While innocently browsing vintage postcards on eBay, Ol' Myrt here discovered the idyllic Puyallup, Washington she knew as a young girl visiting Grandma Myrtle in the late 1950s was the site of an "assembly center" for up to 8,000 Japanese Americans during World War II. What a difference a decade makes.
While I know of the large population of residents with Japanese ancestors in the Pacific Northwest, and about the forced removal of US citizens to such "camps", I hadn't realized Puyallup figured prominently in this dark history of the state of Washington. I decided to learn more.
Back in November 2006, I reported on my reading of LOOKING LIKE THE ENEMY by Mary Matsuda Gruenewald relating experiences of her Japanese-American family #19788's imprisonment at internment camps during World War II. Mary and her brother Yonechi were born in the US to Japanese immigrant parents who came to the US with the hope of a better life.
Mary's idyllic childhood on her family's Vashon Island raspberry farm abruptly ends as thousands of innocent Japanese Americans were rounded up and sent in filthy, half broken-down rail cars to live in barbed-wire camps following the bombing of Pearl Harbor. She writes "As a carefree teenager about to be thrown in the chaos and devastation of Word War II, I had no idea how these Japanese values would sustain me and my family and give us strength to endure."
HistoryLink.org, Free Online Encyclopedia of Washington State History reports "The assembly center was a temporary facility into which Japanese Americans, known as Nikkei, were forced to gather beginning in March 1942, following U.S. President Franklin Roosevelt's (1882-1945) Executive Order 9066, which set into motion the expulsion of 110,000 Japanese Americans from the West Coast. The mass expulsion forced some 7,500 people from Seattle and the rural areas around Tacoma into the assembly center, where they remained in crowded conditions until their transfer to permanent "relocation centers" (inland prison camps)."
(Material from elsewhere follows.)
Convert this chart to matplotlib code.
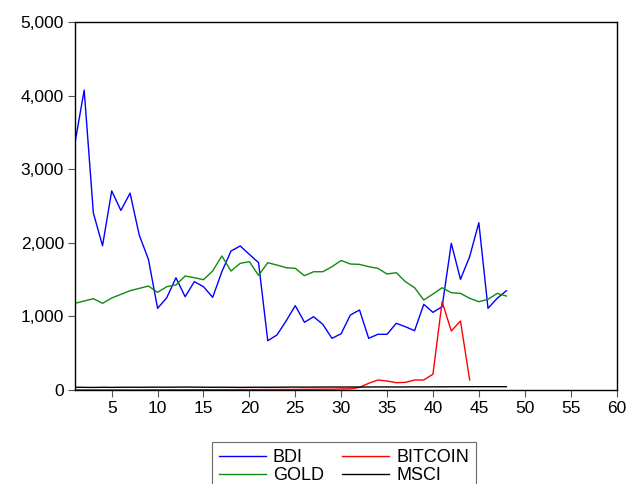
import matplotlib.pyplot as plt
from matplotlib.ticker import FuncFormatter
import numpy as np

plt.rcParams['font.family'] = ['Liberation Sans', 'DejaVu Sans']

# series values (index 1..48)
bdi = [3360, 4075, 2405, 1960, 2705, 2440, 2675, 2105, 1775, 1110,
       1255, 1525, 1268, 1472, 1404, 1259, 1607, 1889, 1957, 1843,
       1730, 670, 747, 938, 1146, 920, 996, 892, 702, 765,
       1019, 1087, 702, 757, 757, 906, 860, 806, 1164, 1055,
       1132, 1993, 1504, 1812, 2273, 1110, 1246, 1349]
gold = [1178, 1209, 1241, 1178, 1250, 1300, 1349, 1381, 1413, 1327,
        1404, 1427, 1549, 1526, 1499, 1617, 1821, 1617, 1721, 1744,
        1558, 1730, 1698, 1662, 1653, 1553, 1607, 1607, 1676, 1760,
        1712, 1707, 1676, 1653, 1576, 1594, 1472, 1390, 1223, 1304,
        1390, 1322, 1313, 1246, 1200, 1232, 1313, 1277]
bitcoin = [1, 1, 1, 1, 1, 1, 1, 1, 2, 2,
           3, 3, 3, 4, 4, 4, 5, 5, 6, 6,
           6, 7, 7, 8, 8, 9, 10, 11, 12, 14,
           16, 36, 91, 136, 122, 100, 104, 136, 136, 215,
           1200, 802, 938, 136]
msci = [38, 36, 35, 37, 36, 37, 38, 37, 38, 39,
        38, 39, 40, 39, 38, 37, 38, 37, 36, 37,
        38, 37, 38, 39, 40, 39, 40, 40, 41, 40,
        41, 40, 41, 42, 42, 41, 42, 43, 42, 43,
        43, 44, 44, 45, 45, 45, 45, 45]

fig = plt.figure(figsize=(6.34, 4.84), dpi=100)
ax = fig.add_axes([0.1183, 0.1942, 0.8541, 0.7603])

x_bdi = np.arange(1, len(bdi) + 1)
x_btc = np.arange(1, len(bitcoin) + 1)

l_bdi, = ax.plot(x_bdi, bdi, color='#0000ff', lw=1.0, label='BDI')
l_gold, = ax.plot(x_bdi, gold, color='#108a10', lw=1.0, label='GOLD')
l_btc, = ax.plot(x_btc, bitcoin, color='#ff0000', lw=1.0, label='BITCOIN')
l_msci, = ax.plot(x_bdi, msci, color='#000000', lw=1.0, label='MSCI')

ax.set_xlim(1, 60)
ax.set_ylim(0, 5000)
ax.set_xticks(np.arange(5, 61, 5))
ax.set_yticks(np.arange(0, 5001, 1000))
ax.yaxis.set_major_formatter(FuncFormatter(lambda v, p: f'{int(v):,}'))
ax.tick_params(direction='out', length=5, width=0.8, color='#555555',
               labelsize=12.5, pad=3, top=False, right=False)
for s in ax.spines.values():
    s.set_linewidth(1.0)
    s.set_color('black')

leg = fig.legend(handles=[l_bdi, l_gold, l_btc, l_msci], ncol=2,
                 loc='upper left', bbox_to_anchor=(211.5 / 634, 1 - 442 / 484),
                 borderaxespad=0, fontsize=13, frameon=True, fancybox=False,
                 edgecolor='#444444', handlelength=2.6, handletextpad=0.4,
                 columnspacing=1.0, labelspacing=0.05, borderpad=0.4)
leg.get_frame().set_linewidth(0.8)

fig.savefig('out.png', dpi=100)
Camp Harmony (Puyallup Assembly Center), 1942
Interview with a unidentified Japanese American woman about the Puyallup Assembly Center. Interviewer: Anne O. Freed. Interview date: 17 April 1943. Transcribed at the University of Washington Library site. The Interviewee was described as follows: "Miss D. is a very mature, responsible individual, probably in her late twenties. She comes from Seattle. Previous to evacuation she was a secretary in the public school system. She was given a good deal of responsibility for Japanese problems in one of the schools. She speaks, reads, and writes the Japanese language quite well and frequently acted as interpreter for the principal." (1)
- "There were two latrines in Area B. They had automatic flush toilets, 12 in each unit. There were no partitions and the people objected to this. Neither were there any partitions between the showers. Areas A and D did not have enough hot water and the residents had to be given special permission to use Areas B and C showers. In order to prevent athlete's foot, people wore wooded clogs to the showers."
- "People brought hot plates with them although they were not supposed to. Visitors would bring food to them, but if the sentries discovered this, the food would be confiscated. At first food could be sent through the mail and was not examined. Later this was changed."
- "Each section of the Assembly Center was fenced off and in this way the people were unable to circulate throughout the Assembly Center. They were confined to their own areas. On special occasions they could obtain permission to visit a friend or relative in another area. The fences were made of barbed wire, and sentries were posted at each entrance. Much resentment was voiced by the residents against this."
As we discover tragic stories in our family histories, we feel to honor those who endured. We must tell the stories as objectively as possible, using eyewitness reports and documents created at the time of the events wherever possible. The courage of our ancestors lives on as we share this information with their descendants, and more importantly as we resolve to lead kinder lives, respecting all with whom we have the privilege to meet.
We cannot erase the past, but we can create a healthier, happier future for our children.
(1) Puyallup Assembly Center. IN: Records of the War Relocation Authority, 1942-1946: Field Basic Documentation located at the National Archives, Washington, D.C . Reel 1. Alexandria, Va.: Chadwyck-Healy, Inc., 1991.[Private voluntary interview with Miss D. concerning Puyallup Assembly Center, held on 4/17/1943. Interview by Anne O. Freed. Unless otherwise noted all remarks made by the interviewee.]